Italian jewellery company

Unoaerre is the most important goldsmith company in Arezzo, a city that is one of the main centers of Italian goldsmithing, along with Valenza and Vicenza.

== Origin of the name Unoaerre ==
The name UNOAERRE owes its origin to the introduction of a law that regulated the production and trade of precious metals.[2]

This law required every Italian company producing precious metals to apply an official identification hallmark.

Gori & Zucchi was the first company to submit a request and was assigned the State hallmark "1AR". Later, in the 1950s, this hallmark was also registered as the company’s trademark.

==History==

=== Origins ===
Unoaerre was founded on March 15, 1926, in Arezzo by Carlo Zucchi, a craftsman and owner of a small goldsmith’s shop inherited from his father, and Leopoldo Gori, a sales representative.

The two established Gori & Zucchi, opening their first workshops in the historic center of Arezzo.

On April 2, 1934, the company was assigned the official number to be stamped on all its products, and as a goldsmith company in the province of Arezzo, it received 1AR. This code, written out in full, would later become both the trademark and the official name of the company.

The two founders had the foresight—later proven to be a great success—to introduce industrial production methods into the goldsmithing sector, which allowed for a significant reduction in manufacturing costs of the finished product.

=== Second Half of the Twentieth Century ===
Unoaerre experienced its greatest growth and production boom during the 1960s, when the company employed up to 1,500 people. In the 1970s, a spin-off from the company led to the creation of Chimet, dedicated to recovering precious metal residues.

It was also in the 1960s that Unoaerre began to establish significant ties with the cultural world.[1]

Long before corporate sponsorship became widespread, the Arezzo-based goldsmith company launched in 1966 a literary prize “for a work of fiction or poetry suitable for children”. The jury was chaired by Nobel Prize winner Salvatore Quasimodo and included poet Elio Filippo Accrocca and Mario Guidotti. This noble initiative, of high cultural value, marked the beginning of Unoaerre’s more frequent interactions with the arts community.

By the late 1990s, the company faced financial difficulties. In 1999, a private equity fund of Deutsche Bank, Morgan Grenfell, acquired a majority stake in the company.[2] The fund exited in 2007, when the Zucchi family regained ownership with the support of several banks.[3] Despite this, the company continued to post losses.[2][4]

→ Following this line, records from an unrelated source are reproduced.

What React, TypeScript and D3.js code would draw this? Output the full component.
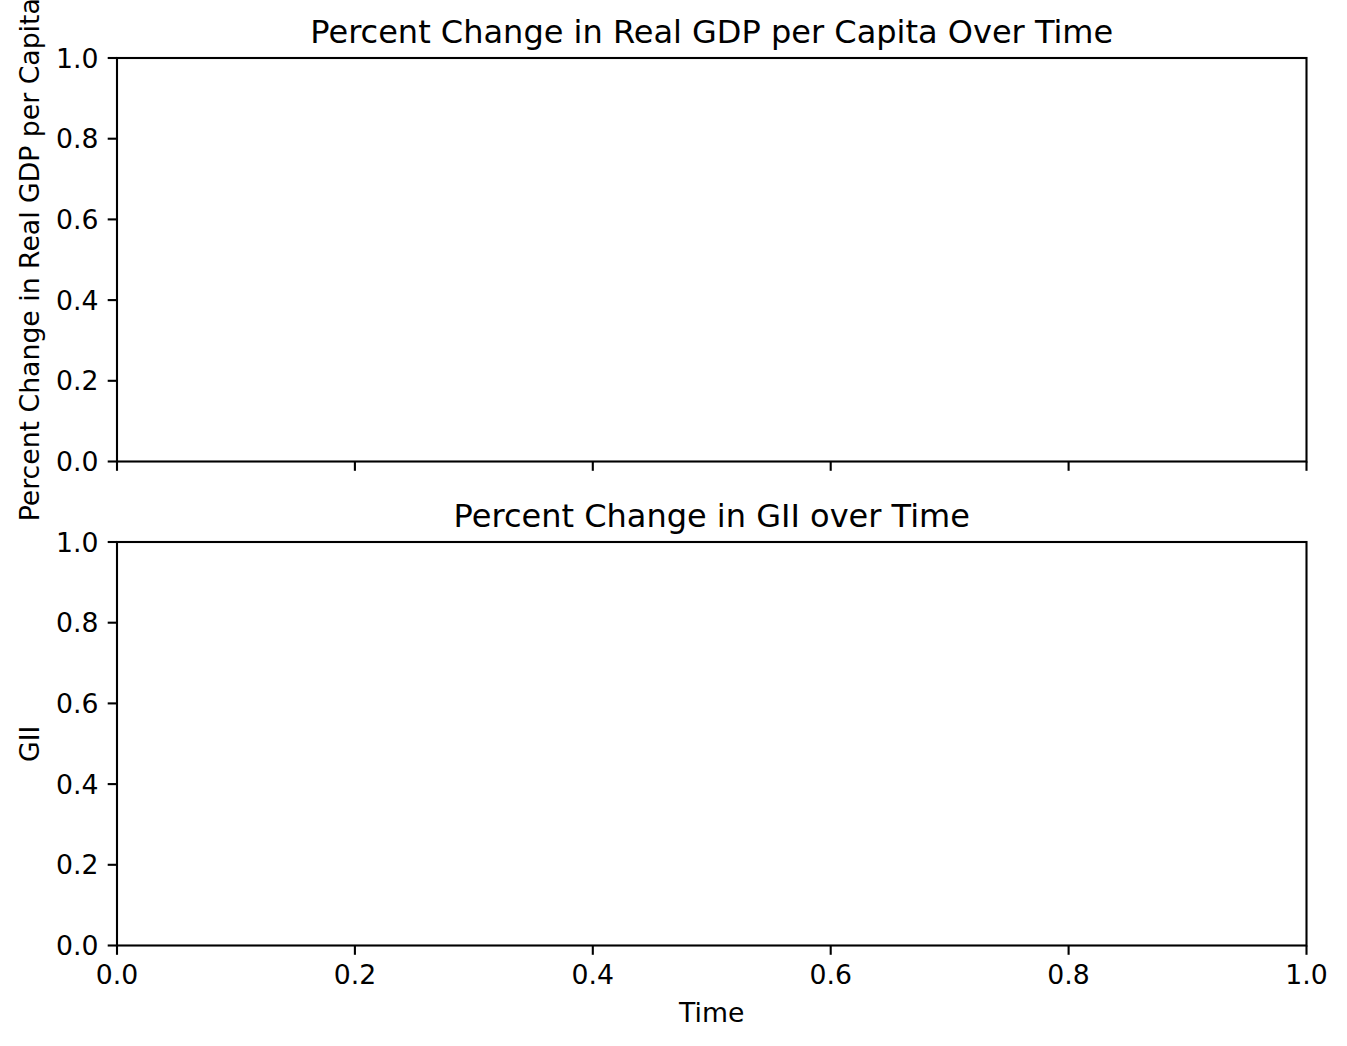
import React from "react";
import * as d3 from "d3";

const xTicks = [0, 0.2, 0.4, 0.6, 0.8, 1.0];
const yTicks = [0, 0.2, 0.4, 0.6, 0.8, 1.0];
const xDomain = [0, 1];
const yDomain = [0, 1];
const panels = [
  { title: "Percent Change in Real GDP per Capita Over Time", ylabel: "Percent Change in Real GDP per Capita", showXLabels: false },
  { title: "Percent Change in GII over Time", ylabel: "GII", showXLabels: true },
];
const xLabel = "Time";

const W = 1347;
const H = 1046;
const left = 117;
const right = 1306.5;
const tops = [58, 542];
const axH = 403.5;
const font = "'DejaVu Sans', sans-serif";
const tickFs = 26.7;
const titleFs = 32;
const tickLen = 9.3;
const pad = 9.3;

export default function App() {
  const x = d3.scaleLinear().domain(xDomain).range([left, right]);
  return (
    <svg width={W} height={H} style={{ position: "absolute", left: 0, top: 0, background: "#fff" }} fontFamily={font}>
      <rect width={W} height={H} fill="#fff" />
      {panels.map((p, i) => {
        const top = tops[i];
        const bottom = top + axH;
        const y = d3.scaleLinear().domain(yDomain).range([bottom, top]);
        const cy = (top + bottom) / 2;
        return (
          <g key={i}>
            <rect x={left} y={top} width={right - left} height={bottom - top} fill="none" stroke="#000" strokeWidth={2.1} />
            {yTicks.map((t) => (
              <g key={"y" + t}>
                <line x1={left - tickLen} x2={left} y1={y(t)} y2={y(t)} stroke="#000" strokeWidth={2.1} />
                <text x={left - tickLen - pad} y={y(t)} dy="0.36em" textAnchor="end" fontSize={tickFs}>
                  {d3.format(".1f")(t)}
                </text>
              </g>
            ))}
            {xTicks.map((t) => (
              <g key={"x" + t}>
                <line x1={x(t)} x2={x(t)} y1={bottom} y2={bottom + tickLen} stroke="#000" strokeWidth={2.1} />
                {p.showXLabels && (
                  <text x={x(t)} y={bottom + tickLen + pad} dy="0.76em" textAnchor="middle" fontSize={tickFs}>
                    {d3.format(".1f")(t)}
                  </text>
                )}
              </g>
            ))}
            <text x={(left + right) / 2} y={top - 15} textAnchor="middle" fontSize={titleFs}>
              {p.title}
            </text>
            <text transform={`translate(39,${cy}) rotate(-90)`} textAnchor="middle" fontSize={tickFs}>
              {p.ylabel}
            </text>
          </g>
        );
      })}
      <text x={(left + right) / 2} y={1021.5} textAnchor="middle" fontSize={tickFs}>
        {xLabel}
      </text>
    </svg>
  );
}
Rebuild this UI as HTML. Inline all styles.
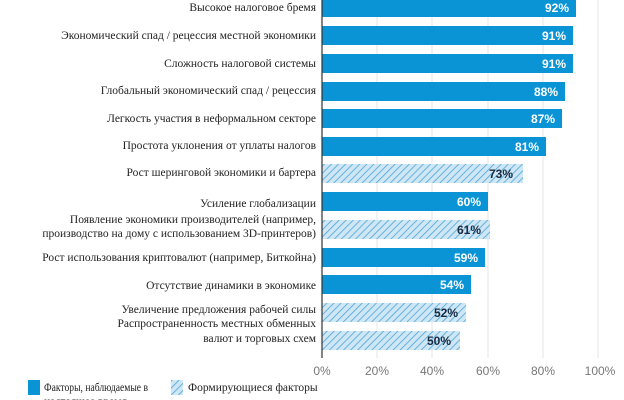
<!DOCTYPE html>
<html><head><meta charset="utf-8"><style>
html,body{margin:0;padding:0;background:#fff;}
svg{display:block;}
.l{font-family:"Liberation Serif",serif;font-size:11.5px;fill:#222;text-anchor:end;}
.v{font-family:"Liberation Sans",sans-serif;font-size:12px;font-weight:bold;text-anchor:end;}
.t{font-family:"Liberation Sans",sans-serif;font-size:12px;fill:#777;text-anchor:middle;}
.g{font-family:"Liberation Serif",serif;font-size:11.5px;fill:#222;}
</style></head><body>
<svg width="624" height="400" xmlns="http://www.w3.org/2000/svg">
<defs>
<pattern id="h" patternUnits="userSpaceOnUse" width="5" height="5" patternTransform="rotate(45)">
<rect width="5" height="5" fill="#cfe6f5"/>
<line x1="0" y1="0" x2="0" y2="5" stroke="#4aa5d9" stroke-width="1.6"/>
</pattern>
</defs>
<g stroke="#e6e6e6" stroke-width="1">
<line x1="377" y1="0" x2="377" y2="358"/><line x1="432" y1="0" x2="432" y2="358"/>
<line x1="488" y1="0" x2="488" y2="358"/><line x1="543" y1="0" x2="543" y2="358"/>
<line x1="598" y1="0" x2="598" y2="358"/>
</g>
<g fill="#0a94d6">
<rect x="322" y="-2" width="254" height="19"/>
<rect x="322" y="26" width="251" height="19"/>
<rect x="322" y="54" width="251" height="19"/>
<rect x="322" y="82" width="243" height="19"/>
<rect x="322" y="109" width="240" height="19"/>
<rect x="322" y="137" width="224" height="19"/>
<rect x="322" y="192" width="166" height="19"/>
<rect x="322" y="248" width="163" height="19"/>
<rect x="322" y="275" width="149" height="19"/>
</g>
<g fill="url(#h)">
<rect x="322" y="164" width="201" height="19"/>
<rect x="322" y="220" width="168" height="19"/>
<rect x="322" y="303" width="144" height="19"/>
<rect x="322" y="331" width="138" height="19"/>
</g>
<line x1="322" y1="0" x2="322" y2="358" stroke="#333" stroke-width="1.2"/>
<g class="v" fill="#fff">
<text x="569" y="12">92%</text><text x="566" y="40">91%</text><text x="566" y="68">91%</text>
<text x="558" y="96">88%</text><text x="555" y="123">87%</text><text x="539" y="151">81%</text>
<text x="481" y="206">60%</text><text x="478" y="262">59%</text><text x="464" y="289">54%</text>
</g>
<g class="v" fill="#1a2a40">
<text x="513" y="178">73%</text><text x="481" y="234">61%</text><text x="458" y="317">52%</text><text x="451" y="345">50%</text>
</g>
<g class="l">
<text x="316" y="11">Высокое налоговое бремя</text>
<text x="316" y="39">Экономический спад / рецессия  местной экономики</text>
<text x="316" y="67">Сложность налоговой системы</text>
<text x="316" y="94">Глобальный экономический спад / рецессия</text>
<text x="316" y="122">Легкость участия в неформальном секторе</text>
<text x="316" y="149">Простота уклонения от уплаты налогов</text>
<text x="316" y="176">Рост шеринговой экономики и бартера</text>
<text x="316" y="207">Усиление глобализации</text>
<text x="316" y="223">Появление экономики производителей (например,</text>
<text x="316" y="237">производство на дому с использованием 3D-принтеров)</text>
<text x="316" y="261">Рост использования криптовалют (например, Биткойна)</text>
<text x="316" y="289">Отсутствие  динамики в экономике</text>
<text x="316" y="313">Увеличение предложения рабочей силы</text>
<text x="316" y="327">Распространенность местных обменных</text>
<text x="316" y="342">валют и торговых схем</text>
</g>
<g class="t">
<text x="322" y="375">0%</text><text x="377" y="375">20%</text><text x="432" y="375">40%</text>
<text x="488" y="375">60%</text><text x="543" y="375">80%</text><text x="600" y="375">100%</text>
</g>
<rect x="28" y="380" width="12" height="15" fill="#0a94d6"/>
<text class="g" x="44" y="391" textLength="104" lengthAdjust="spacingAndGlyphs">Факторы, наблюдаемые в</text>
<text class="g" x="44" y="405">настоящее время</text>
<rect x="171" y="380" width="12" height="15" fill="url(#h)"/>
<text class="g" x="188" y="391">Формирующиеся факторы</text>
</svg>
</body></html>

In November 2010, Unoaerre filed for credit protection with the court. At the request of creditor banks MPS and Intesa Sanpaolo, Sergio Squarcialupi—head of Chimet and former CEO of Unoaerre in the 1990s—was appointed to lead the company. In 2011, Unoaerre completed its third relocation, moving into a new facility on the outskirts of Arezzo.

=== A New Era ===
In 2012, Sergio Squarcialupi acquired 100% of Unoaerre,[5] initiating a phase of restructuring and consolidation.

In 2022, Unoaerre expanded and diversified its operations by acquiring 68% of Ercolani Romano Galvanotecnica Srl, thus completing a fully integrated manufacturing cycle—from raw material production (precious metals) to the creation of the final product.[6]

Despite a challenging global environment, Unoaerre continued its growth in 2022, thanks to a diversified business model and revamped sales channels. The company closed 2022 with a turnover of €276 million (+13% compared to 2021) and an EBITDA of around €21 million, up from €13 million in 2021 (+58%).

In 2020, the company also introduced a dedicated sustainability report.

==Museum==
At the company’s headquarters, a museum has been established: the Unoaerre Museum, featuring a section dedicated to "goldsmith industrial archaeology" (vintage machinery) and an exhibition of the most iconic jewelry pieces that have marked the company’s production.

The collection also includes works created in collaboration with renowned artists such as Salvatore Fiume, Pietro Cascella, Salvador Dalí, and Giò Pomodoro.[1][2]